Yesterday, on my way to a meeting at the Innovation Center, I turned from Congress onto State Street and discovered flaggers just above Athens Middle School. One lane was closed. When it was my turn to drive through, I got past ArtsWest and started down the hill … only to find more flaggers.
I’m still digging myself out of the email that accumulated over two weeks while I was on vacation and at a conference. Maybe I missed the memo?
Nope. Nothing in the email. Nothing on the city’s website or its Facebook page.
When I stopped in Miller’s Chicken for a can of pop (and scored a BOGO on cold chicken!), I asked the cashier about the work. She said she’d looked for information about it too, also to no avail.
This is the second time in a month that I’ve gone looking for information about a city matter only to come up empty. The only thing I’ve lost is some time and the opportunity to watch a parade. My business isn’t at stake, like it is for folks on West Union Street.
WOUB Public Media’s Haley Swaino recently reported that Athens city officials could not identify the contractually required liaison between the public and the contractor for the work on West Union. (Worse, the liaison turned out to be the project supervisor — a direct violation of the city’s contract with Shelly & Sands.)

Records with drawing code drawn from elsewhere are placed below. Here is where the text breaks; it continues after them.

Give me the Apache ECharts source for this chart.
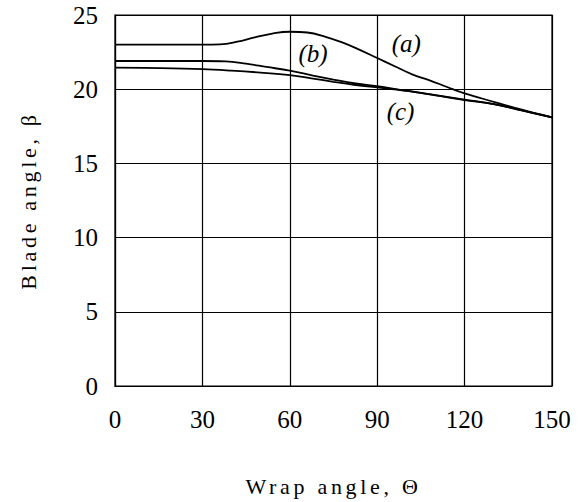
<!DOCTYPE html>
<html><head><meta charset="utf-8">
<script src="https://cdn.jsdelivr.net/npm/echarts@6/dist/echarts.min.js"></script>
<style>html,body{margin:0;padding:0;background:#fff}#c{width:587px;height:502px}</style>
</head><body><div id="c"></div>
<script>
const xTicks = [0, 30, 60, 90, 120, 150];
const yTicks = [0, 5, 10, 15, 20, 25];

const thetaA = [0, 15, 30, 36, 42, 48, 54, 60, 66, 72, 78, 84, 90, 96, 102, 108, 114, 120, 130, 140, 150];
const betaA  = [23.0, 23.0, 23.0, 23.02, 23.2, 23.5, 23.75, 23.87, 23.82, 23.55, 23.15, 22.65, 22.1, 21.55, 21.0, 20.6, 20.15, 19.72, 19.15, 18.6, 18.1];

const thetaB = [0, 15, 30, 38, 45, 52, 60, 68, 75, 82, 90, 100, 110, 120, 130, 140, 150];
const betaB  = [21.9, 21.9, 21.9, 21.88, 21.72, 21.5, 21.25, 20.92, 20.65, 20.4, 20.2, 19.9, 19.6, 19.3, 19.0, 18.55, 18.1];

const thetaC = [0, 15, 30, 40, 50, 60, 68, 75, 82, 90, 100, 110, 120, 130, 140, 150];
const betaC  = [21.45, 21.42, 21.35, 21.25, 21.12, 20.95, 20.72, 20.5, 20.3, 20.12, 19.88, 19.58, 19.27, 19.0, 18.55, 18.1];

const curveNames = ['(a)', '(b)', '(c)'];
const labelTheta = [100, 68, 98];
const labelBeta  = [23.1, 22.4, 18.5];

const xName = 'Wrap angle, \u0398';
const yName = 'Blade angle, \u03B2';

const FONT = 'Liberation Serif';
const pairs = (xs, ys) => xs.map((x, i) => [x, ys[i]]);

const chart = echarts.init(document.getElementById('c'), null, {renderer: 'svg'});

const lineSeries = [[thetaA, betaA], [thetaB, betaB], [thetaC, betaC]].map((d, i) => ({
  name: curveNames[i],
  type: 'line',
  data: pairs(d[0], d[1]),
  smooth: 0.4,
  symbol: 'none',
  lineStyle: {color: '#000', width: 1.8},
  z: 3
}));

const option = {
  animation: false,
  backgroundColor: '#fff',
  grid: {left: 115, right: 35, top: 15, bottom: 116, show: true, borderColor: '#000', borderWidth: 1.2, backgroundColor: 'transparent'},
  xAxis: {
    type: 'value', min: xTicks[0], max: xTicks[xTicks.length - 1], interval: xTicks[1] - xTicks[0],
    name: xName, nameLocation: 'middle', nameGap: 89,
    nameTextStyle: {fontFamily: FONT, fontSize: 22, color: '#000'},
    axisLine: {lineStyle: {color: '#000', width: 1.2}},
    axisTick: {show: false},
    axisLabel: {fontFamily: FONT, fontSize: 25, color: '#000', margin: 21},
    splitLine: {show: true, lineStyle: {color: '#000', width: 1.2}}
  },
  yAxis: {
    type: 'value', min: yTicks[0], max: yTicks[yTicks.length - 1], interval: yTicks[1] - yTicks[0],
    name: yName, nameLocation: 'middle', nameGap: 76, nameRotate: 90,
    nameTextStyle: {fontFamily: FONT, fontSize: 22, color: '#000'},
    axisLine: {lineStyle: {color: '#000', width: 1.2}},
    axisTick: {show: false},
    axisLabel: {fontFamily: FONT, fontSize: 25, color: '#000', margin: 17},
    splitLine: {show: true, lineStyle: {color: '#000', width: 1.2}}
  },
  series: lineSeries.concat([{
    type: 'scatter',
    data: curveNames.map((n, i) => ({value: [labelTheta[i], labelBeta[i]], name: n})),
    symbolSize: 1,
    itemStyle: {color: 'rgba(0,0,0,0)'},
    label: {show: true, position: 'inside', formatter: p => p.name, fontFamily: FONT, fontStyle: 'italic', fontSize: 25, color: '#000', opacity: 1},
    emphasis: {disabled: true},
    silent: true,
    z: 4
  }])
};
chart.setOption(option);

function spacing() {
  document.querySelectorAll('#c text').forEach(t => {
    const s = t.textContent;
    if (s.startsWith('Wrap') || s.startsWith('Blade')) t.style.letterSpacing = '3.7px';
  });
}
chart.on('finished', spacing);
spacing();
</script>
</body></html>
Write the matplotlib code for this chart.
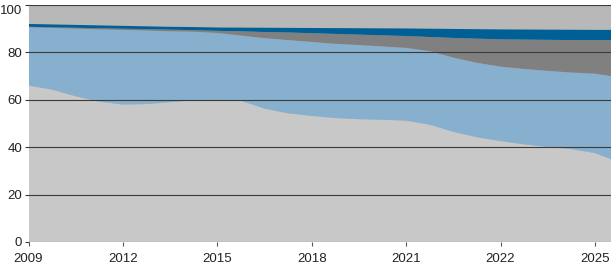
import matplotlib
matplotlib.use("Agg")
import matplotlib.pyplot as plt
import numpy as np

# x positions in tick units (one unit per labelled tick)
x = [0, 0.25, 0.5, 0.75, 1, 1.25, 1.5, 1.75, 2, 2.25, 2.5, 2.75, 3, 3.25,
     3.5, 3.75, 4, 4.25, 4.5, 4.75, 5, 5.25, 5.5, 5.75, 6, 6.17]
tick_pos = [0, 1, 2, 3, 4, 5, 6]
tick_labels = ["2009", "2012", "2015", "2018", "2021", "2022", "2025"]

series_light_gray = [66.0, 64.3, 61.5, 59.2, 58.0, 58.2, 59.0, 59.8, 60.0, 59.6, 56.3, 54.3, 53.2,
                     52.3, 51.8, 51.6, 51.2, 49.5, 46.5, 44.2, 42.6, 41.2, 40.1, 39.2, 37.5, 35.0]
series_light_blue = [24.6, 26.0, 28.5, 30.5, 31.5, 31.0, 29.9, 28.9, 28.2, 27.5, 29.7, 30.9, 31.2,
                     31.3, 31.3, 30.9, 30.7, 31.0, 31.3, 31.4, 31.4, 31.8, 32.1, 32.3, 33.5, 35.0]
series_dark_gray = [0.2, 0.3, 0.4, 0.5, 0.5, 0.6, 0.7, 0.7, 0.9, 1.8, 2.6, 3.2, 3.7,
                    4.2, 4.4, 4.7, 5.0, 6.0, 8.3, 10.2, 11.5, 12.4, 13.1, 13.7, 14.2, 15.2]
series_dark_blue = [1.2, 1.2, 1.2, 1.2, 1.2, 1.2, 1.2, 1.3, 1.4, 1.55, 1.8, 1.95, 2.2,
                    2.45, 2.7, 2.95, 3.2, 3.5, 3.8, 4.0, 4.2, 4.25, 4.3, 4.35, 4.3, 4.3]

y_ticks = [0, 20, 40, 60, 80, 100]

colors = ["#c8c8c8", "#87b0cf", "#808081", "#005f95"]

plt.rcParams['font.family'] = ['Liberation Sans', 'DejaVu Sans']

fig = plt.figure(figsize=(6.12, 2.66), dpi=100)
ax = fig.add_axes([28.5 / 612, 1 - 242 / 266, (611 - 28.5) / 612, 237 / 266])
ax.set_facecolor("#b8b8b8")

ax.stackplot(x, series_light_gray, series_light_blue, series_dark_gray, series_dark_blue,
             colors=colors, linewidth=0)

ax.set_xlim(0, 6.17)
ax.set_ylim(0, 100)
ax.set_yticks(y_ticks)
ax.set_xticks(tick_pos)
ax.set_xticklabels(tick_labels)

ax.set_axisbelow(False)
ax.yaxis.grid(True, color="#3a3a3a", linewidth=0.8)
ax.xaxis.grid(False)

for s in ax.spines.values():
    s.set_visible(False)

ax.tick_params(axis="y", length=3, width=0.8, color="#3a3a3a", pad=1.5, labelsize=9.5,
               labelcolor="#222222")
ax.tick_params(axis="x", length=3, width=0.8, color="#555555", pad=5, labelsize=9.5,
               labelcolor="#222222")

# keep the top label inside the figure
for lbl in ax.get_yticklabels():
    if lbl.get_text() == "100":
        lbl.set_verticalalignment("top")

fig.savefig("out.png", dpi=100, facecolor="white")
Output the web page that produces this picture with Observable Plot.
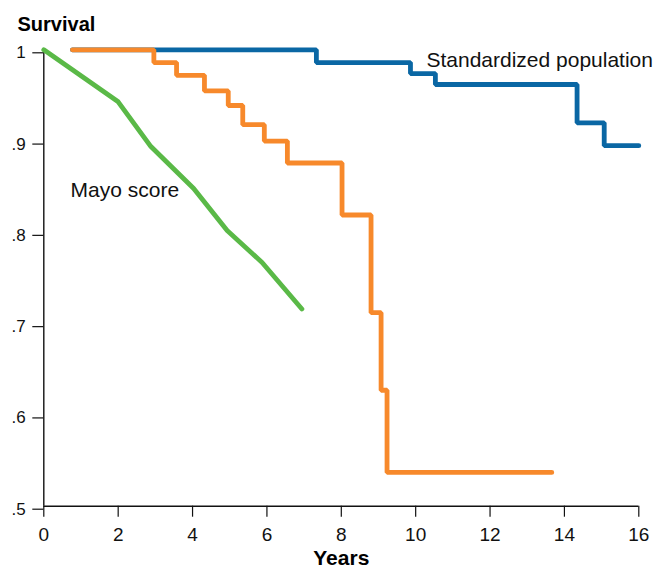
<!DOCTYPE html>
<html>
<head>
<meta charset="utf-8">
<script src="https://cdn.jsdelivr.net/npm/d3@7"></script>
<script src="https://cdn.jsdelivr.net/npm/@observablehq/plot@0.6"></script>
<style>
  html, body { margin: 0; padding: 0; background: #fff; }
  #chart svg { display: block; }
</style>
</head>
<body>
<div id="chart"></div>
<script>
// Standardized population (Kaplan–Meier style steps)
const stdYears = [0.77, 7.33, 9.86, 10.53, 14.34, 15.07, 16.0];
const stdSurvival = [1.0, 0.986, 0.974, 0.962, 0.920, 0.895, 0.895];

// Observed (orange) survival steps
const obsYears = [0.77, 2.96, 3.57, 4.32, 4.96, 5.35, 5.93, 6.55, 8.02, 8.80, 9.07, 9.23, 13.66];
const obsSurvival = [1.0, 0.986, 0.972, 0.955, 0.939, 0.918, 0.900, 0.876, 0.819, 0.712, 0.627, 0.537, 0.537];

// Mayo score predicted survival
const mayoYears = [0, 2.0, 2.88, 4.03, 4.93, 5.87, 6.94];
const mayoSurvival = [1.0, 0.943, 0.894, 0.848, 0.802, 0.767, 0.716];

// Axis ticks
const xTicks = [0, 2, 4, 6, 8, 10, 12, 14, 16];
const yTicks = [0.5, 0.6, 0.7, 0.8, 0.9, 1.0];
const yTickLabels = [".5", ".6", ".7", ".8", ".9", "1"];

// Texts
const yTitle = "Survival";
const xTitle = "Years";
const stdLabel = "Standardized population";
const mayoLabel = "Mayo score";

const toRows = (xs, ys) => xs.map((x, i) => ({x, y: ys[i]}));
const stdRows = toRows(stdYears, stdSurvival);
const obsRows = toRows(obsYears, obsSurvival);
const mayoRows = toRows(mayoYears, mayoSurvival);

const BLUE = "#0a67a4";
const ORANGE = "#f7892b";
const GREEN = "#5ab947";
const FONT = "'Liberation Sans', Arial, Helvetica, sans-serif";

const chart = Plot.plot({
  width: 659,
  height: 568,
  marginLeft: 43.3,
  marginRight: 20.7,
  marginTop: 49.3,
  marginBottom: 62.3,
  style: {fontFamily: FONT, background: "#fff", color: "#000"},
  x: {domain: [0, 16]},
  y: {domain: [0.5, 1]},
  marks: [
    Plot.axisY({
      ticks: yTicks,
      tickFormat: d => yTickLabels[yTicks.findIndex(t => Math.abs(t - d) < 1e-9)],
      tickSize: 11,
      tickPadding: 7,
      fontSize: 17,
      dy: 3,
      label: null,
      stroke: "#111",
      strokeWidth: 1.2,
      fill: "#111"
    }),
    Plot.axisX({
      ticks: xTicks,
      tickSize: 11,
      tickPadding: 10,
      fontSize: 19,
      label: null,
      stroke: "#111",
      strokeWidth: 1.2,
      fill: "#111"
    }),
    Plot.ruleX([0], {stroke: "#111", strokeWidth: 1.4}),
    Plot.ruleY([0.5], {stroke: "#111", strokeWidth: 1.4}),
    Plot.line(stdRows, {x: "x", y: "y", curve: "step-after", stroke: BLUE, strokeWidth: 4.8, strokeLinecap: "round", strokeLinejoin: "miter"}),
    Plot.line(obsRows, {x: "x", y: "y", curve: "step-after", stroke: ORANGE, strokeWidth: 4.8, strokeLinecap: "round", strokeLinejoin: "miter"}),
    Plot.line(mayoRows, {x: "x", y: "y", curve: "linear", stroke: GREEN, strokeWidth: 4.8, strokeLinecap: "round", strokeLinejoin: "round"}),
    Plot.text([stdLabel], {x: 10.29, y: 0.981, text: d => d, textAnchor: "start", lineAnchor: "bottom", fontSize: 21, fill: "#111"}),
    Plot.text([mayoLabel], {x: 0.72, y: 0.8385, text: d => d, textAnchor: "start", lineAnchor: "bottom", fontSize: 21, fill: "#111"}),
    Plot.text([yTitle], {frameAnchor: "top-left", text: d => d, textAnchor: "start", lineAnchor: "bottom", dx: -26.3, dy: -19.3, fontSize: 20, fontWeight: "bold", fill: "#000"}),
    Plot.text([xTitle], {frameAnchor: "bottom", text: d => d, textAnchor: "middle", lineAnchor: "bottom", dy: 58.5, fontSize: 21, fontWeight: "bold", fill: "#000"})
  ]
});
document.getElementById("chart").appendChild(chart);
</script>
</body>
</html>
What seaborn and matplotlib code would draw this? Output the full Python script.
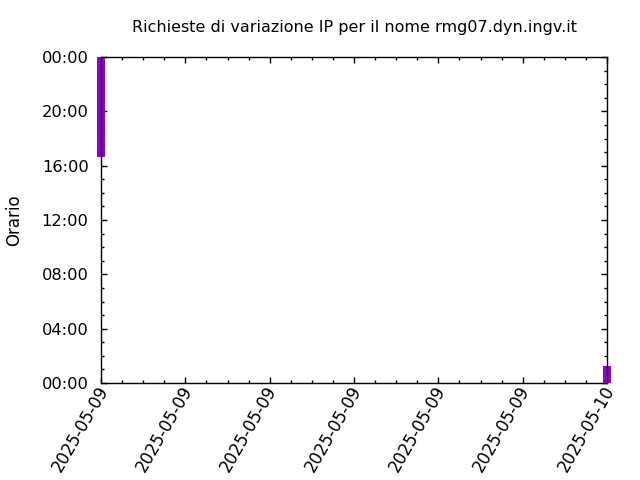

City Service Safety Director Andy Stone said it wasn’t his fault that he couldn’t tell business owners whom to call.
“It is a two-way communication requirement,” he told WOUB Public Media. “I mean you have to make some effort to go and find the information.”
OK, but that implies that there is information to be found somewhere. That’s how communication works: One party transmits a message to a second party. No transmission, no communication.
Oh well. At least there’s a two-way street somewhere on Athens’ west side … even if it’s only in Andy Stone’s mind.